Isn’t it amazing how thoughtful we have to be ALL THE TIME when we are with our kids? The phrase “you are your child’s first teacher” means sooooooo much. Good for you for not letting this fabulous teaching moment go by.
I know it’s not the same as the Black Experience, but I’m constantly on the lookout for people who see Down syndrome in my son’s face and might be treating him differently. I want him to live in a world where he won’t be judged by what people see on his face, but I know we aren’t there yet. I surely hope that seeing differences (race, religion or whatever) and then accepting them will help us get to that kind of world.
Cousin Deb says
I rather detest the ethnic question on a survey. There is no box for me. I usually check “other” now. Even though my boys are technically 3/4 white, I do tend to feel a little disloyal for checking the caucasian box.
Good for you! Your kids are lucky to have you for a mommy.
Thank the Lord for children’s innocence and acceptance. I have often wished that it would last forever.

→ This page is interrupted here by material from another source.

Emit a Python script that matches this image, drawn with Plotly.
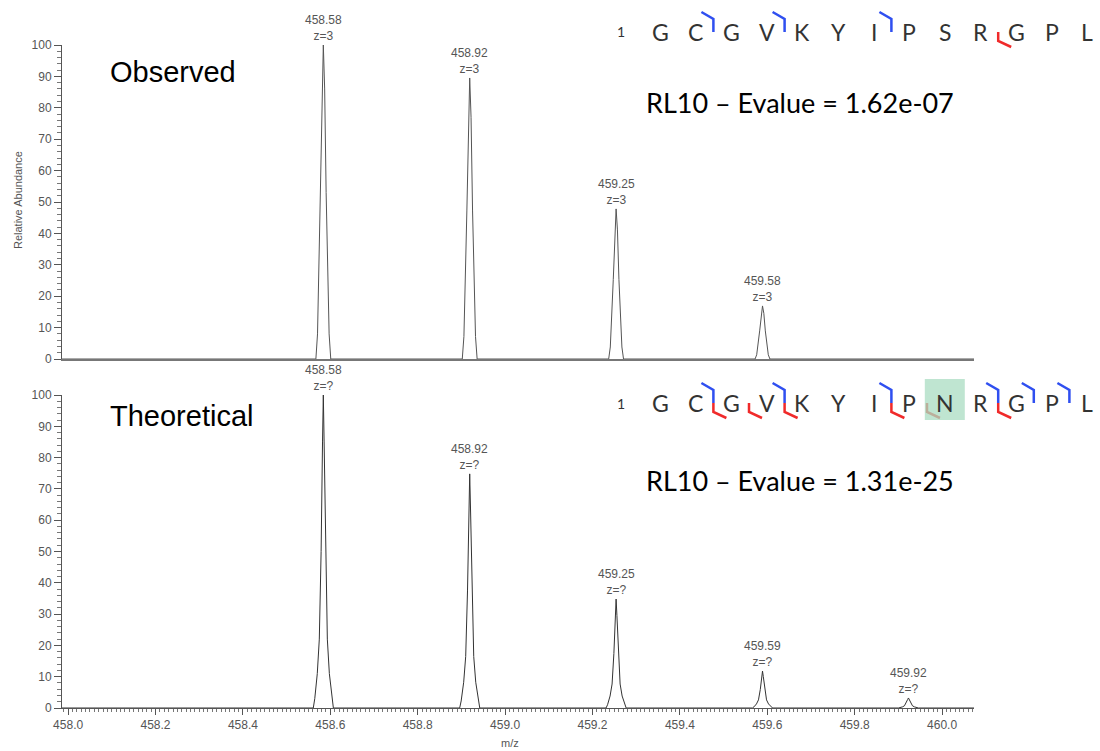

There’s a song from the movie “South Pacific” called, “You have to be taught”. It refers to the innocence of youth and how prejudice is a learned behavior. Well, I think love and acceptance come naturally, but we need to be constantly reinforcing it, to prevent the teaching of hate and judgement that can come from outside influences. Bless you for doing it and for doing it early and often – not from a sense of duty, but because you really believe it.
I LOVE YOU!
Fancypants McGee says
I am trying to teach my kids about ethnic/racial diversity. Its very difficult considering their young ages, but its never too early. We live in a very diverse community, but there is a great deal of racism left in the south, especially in a large city like Atlanta. You would think a city like ATL would be more advanced than it is, but you would be wrong. It is a very touchy subject here. I try to be very open about it and teach my children that racism and discrimination is wrong and to see everyone equally.
Okay, I just re-read my comment above, and it barely makes sense! I’m not sure what happened while I was typing. Apologies for posting such a confusing comment!

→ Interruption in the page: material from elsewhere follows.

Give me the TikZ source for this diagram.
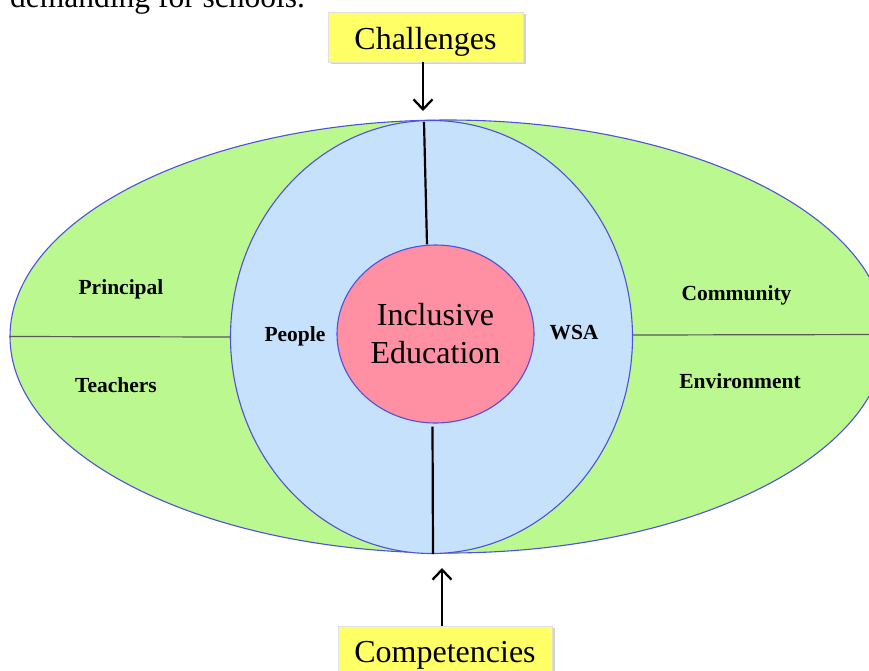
\documentclass[tikz,border=0pt]{standalone}
\usepackage{fontspec}
\setmainfont{Liberation Serif}
\usetikzlibrary{shapes.geometric,arrows.meta,shadows}
\definecolor{greenfill}{HTML}{BBF890}
\definecolor{bluefill}{HTML}{C6E1FB}
\definecolor{pinkfill}{HTML}{FF8FA3}
\definecolor{yellowfill}{HTML}{FFFF66}
\definecolor{rimblue}{HTML}{5050DD}
\tikzset{
  ring/.style={ellipse, draw=rimblue, line width=1.1pt, inner sep=0pt},
  divider/.style={draw=black!65, line width=1.2pt},
  spoke/.style={draw=black, line width=2.2pt},
  lbl/.style={anchor=base, inner sep=0pt, font=\fontsize{21.5}{24}\selectfont\bfseries},
  ybox/.style={draw=black!12, fill=yellowfill, line width=0.6pt, anchor=base, inner sep=0pt,
    align=center, font=\fontsize{32}{36}\selectfont,
    drop shadow={shadow xshift=2.5pt, shadow yshift=-2pt, fill=black!35, opacity=0.5}},
  arr/.style={draw=black, line width=2.3pt, -{Straight Barb[length=10pt,width=19pt,line width=2.3pt]}}
}
\begin{document}
\begin{tikzpicture}[x=1pt,y=-1pt]
\useasboundingbox (0,0) rectangle (869,670);
\clip (0,0) rectangle (869,670);
\fill[white] (0,0) rectangle (869,670);
\node[anchor=base west, inner sep=0pt, font=\fontsize{31.5}{36}\selectfont] (intro) at (10,7.5) {demanding for schools.};
% outer ellipse
\node[ring, fill=greenfill, minimum width=876pt, minimum height=433pt] (outer) at (448,336.5) {};
% middle circle
\node[ring, fill=bluefill, minimum width=402pt, minimum height=433pt] (mid) at (431.5,337) {};
\draw[divider] (outer.west) -- (mid.west);
\draw[divider] ([yshift=2pt]mid.east) -- ([yshift=2pt]outer.east);
% inner ellipse
\node[ring, fill=pinkfill, minimum width=197pt, minimum height=178pt, align=center,
  font=\fontsize{32}{38}\selectfont] (inner) at (435.5,334) {Inclusive\\Education};
\draw[spoke] ([xshift=-7.5pt,yshift=-2pt]mid.north) -- ([xshift=-8.5pt]inner.north);
\draw[spoke] ([xshift=-3pt,yshift=-3pt]inner.south) -- ([xshift=1.5pt]mid.south);
% labels
\node[lbl] (principal) at (121,294) {Principal};
\node[lbl] (teachers) at (116,392) {Teachers};
\node[lbl] (people) at (295,341) {People};
\node[lbl] (wsa) at (574,339) {WSA};
\node[lbl] (community) at (736.5,300) {Community};
\node[lbl] (environment) at (740,388) {Environment};
% boxes
\node[ybox, minimum width=195pt, text height=37pt, text depth=13pt] (chal) at (425.5,49) {Challenges};
\node[ybox, minimum width=214pt, text height=36pt, text depth=16pt] (comp) at (445,662) {Competencies};
\coordinate (chaltip) at (423,111);
\coordinate (comptip) at (442,568);
\draw[arr] (chal.south -| chaltip) -- (chaltip);
\draw[arr] (comp.north -| comptip) -- (comptip);
\end{tikzpicture}
\end{document}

There will be less and less racism, as there is more and more intermarriage. Here in Trinidad, there is no “race” box on forms. Instead, there is a “skin colour” box: light brown, medium brown, dark brown. Eyes: blue, green, hazel, brown. Hair: light brown, dark brown, black. We have so much mixing here, that “race” usually starts a whole conversation about the 99 different races that a person is!
I live in an area that is predominatly white, we are actually finally getting a little more diversified. It is amazing how people feel and treat others…but there is racism for more than just skin color. Here we have a lot of people on Welfare, and the racism is strong. I’m glad you are making your children aware, it’s hard sometimes to make them understand.

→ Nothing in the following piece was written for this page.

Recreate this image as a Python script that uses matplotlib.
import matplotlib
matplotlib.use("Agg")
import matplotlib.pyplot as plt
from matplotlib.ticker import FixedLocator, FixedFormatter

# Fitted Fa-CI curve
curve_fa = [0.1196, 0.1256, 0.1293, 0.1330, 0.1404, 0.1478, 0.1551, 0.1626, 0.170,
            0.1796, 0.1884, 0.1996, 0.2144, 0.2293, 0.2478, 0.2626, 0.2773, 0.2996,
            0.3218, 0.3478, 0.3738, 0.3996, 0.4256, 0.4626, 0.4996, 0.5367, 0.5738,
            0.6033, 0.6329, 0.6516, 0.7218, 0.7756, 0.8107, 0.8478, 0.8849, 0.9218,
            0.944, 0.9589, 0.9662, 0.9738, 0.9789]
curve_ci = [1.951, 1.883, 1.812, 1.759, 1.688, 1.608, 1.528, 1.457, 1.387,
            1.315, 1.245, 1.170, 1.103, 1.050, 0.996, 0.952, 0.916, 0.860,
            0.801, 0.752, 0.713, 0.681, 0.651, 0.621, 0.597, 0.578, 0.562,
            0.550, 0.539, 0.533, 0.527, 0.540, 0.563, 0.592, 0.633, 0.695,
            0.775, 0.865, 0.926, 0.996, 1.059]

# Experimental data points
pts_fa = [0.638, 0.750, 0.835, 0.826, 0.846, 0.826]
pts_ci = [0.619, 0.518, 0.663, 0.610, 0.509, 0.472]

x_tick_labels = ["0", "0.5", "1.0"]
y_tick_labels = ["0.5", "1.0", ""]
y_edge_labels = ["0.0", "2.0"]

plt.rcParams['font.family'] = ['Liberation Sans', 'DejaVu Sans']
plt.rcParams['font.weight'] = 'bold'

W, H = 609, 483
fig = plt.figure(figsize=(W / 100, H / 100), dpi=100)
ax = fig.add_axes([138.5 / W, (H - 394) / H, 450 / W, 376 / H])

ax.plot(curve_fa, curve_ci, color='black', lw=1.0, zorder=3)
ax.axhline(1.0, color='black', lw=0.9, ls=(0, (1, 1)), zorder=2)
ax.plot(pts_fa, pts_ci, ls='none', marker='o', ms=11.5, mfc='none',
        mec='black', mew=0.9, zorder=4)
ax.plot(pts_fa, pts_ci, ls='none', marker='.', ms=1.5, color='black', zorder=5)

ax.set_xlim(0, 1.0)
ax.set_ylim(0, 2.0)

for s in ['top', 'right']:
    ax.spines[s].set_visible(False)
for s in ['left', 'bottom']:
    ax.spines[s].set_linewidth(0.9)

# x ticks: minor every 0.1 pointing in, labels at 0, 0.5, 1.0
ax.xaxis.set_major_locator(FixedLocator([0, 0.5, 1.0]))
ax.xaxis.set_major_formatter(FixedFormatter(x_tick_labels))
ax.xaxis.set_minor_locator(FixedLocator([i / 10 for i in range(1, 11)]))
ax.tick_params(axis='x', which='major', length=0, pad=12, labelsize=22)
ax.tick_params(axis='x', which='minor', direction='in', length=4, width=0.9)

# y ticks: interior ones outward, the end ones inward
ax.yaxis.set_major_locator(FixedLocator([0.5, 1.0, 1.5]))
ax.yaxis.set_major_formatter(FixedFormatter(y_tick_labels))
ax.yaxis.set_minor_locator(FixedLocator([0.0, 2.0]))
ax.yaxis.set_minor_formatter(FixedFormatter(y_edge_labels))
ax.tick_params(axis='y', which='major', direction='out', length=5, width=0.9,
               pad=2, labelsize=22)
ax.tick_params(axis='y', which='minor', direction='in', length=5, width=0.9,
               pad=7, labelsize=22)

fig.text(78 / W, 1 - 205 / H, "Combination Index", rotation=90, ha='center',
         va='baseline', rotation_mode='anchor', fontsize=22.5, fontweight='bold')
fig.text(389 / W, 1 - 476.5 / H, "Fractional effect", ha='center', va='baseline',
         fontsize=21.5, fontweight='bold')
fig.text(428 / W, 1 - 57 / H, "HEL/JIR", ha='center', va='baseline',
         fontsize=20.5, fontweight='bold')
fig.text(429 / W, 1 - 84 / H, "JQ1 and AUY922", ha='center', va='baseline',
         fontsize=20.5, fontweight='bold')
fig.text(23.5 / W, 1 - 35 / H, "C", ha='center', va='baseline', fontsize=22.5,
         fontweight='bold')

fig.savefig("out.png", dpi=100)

But one thing about the race box making things better for ‘caucasian’s’…sometimes it’s the opposite. With coprorations having to make ‘quota’s’ of how many people they have of each ‘race’ and ‘gender’ for that matter marking the boxes can keep White Males from getting a job just as easily. It’s a crazy world we live in…hopefully one day it will be a place where we are accepted for who we are and what we can do…not what color or gender we are.
Keep up the good work!!
I also liked your thoughts on this issue, but my eyes widened a bit when I saw the link to Wal-Mart at the end. They really do exploit people and give barriers to people in struggling countries, just like race is a barrier in our country. All to bring us lower prices. I think one great way to become a nation where people are valued for their worth we might start by being more careful consumers.
You quoted Bob Marley. Rock on.
I THINK THAT RACISM IS WRONG BECAUSE NOONE SHOULD BE JUDGE BY THIER SKIN TONE BECAUSE A LONG TIMR AGO BEFORE THIS STARED BACK IN AFRICA WE KING’S AND QUEEN’S BUT THEN THE WHITE PEOPLE DID NOT WANT US TO BE KING’S AND QUEEN’S SO THEY CAME TO OUR HOMES AND COUNTRY IN AFRICA AND TOOK US AWAY FROM OUR HOMES AND THEN GOING TO FORCE US TO WORK ON THEIR LAND AND SELLING US BUT THEN 2OO HUNDRED YEARS LATER THE WHITE DID NOT WANT US TO BE FREE SO THEN THAT WAS WHEN THEY DIDNT WANT US TO DRINK FROM THEIR WATER FOUNTAIN GO TO THE SAME BATHROOM AND MANY MORE AND THET IS WHY I THINK THAT THIS IS VERY VERY WRONG~!!!!!!!!!~!!!!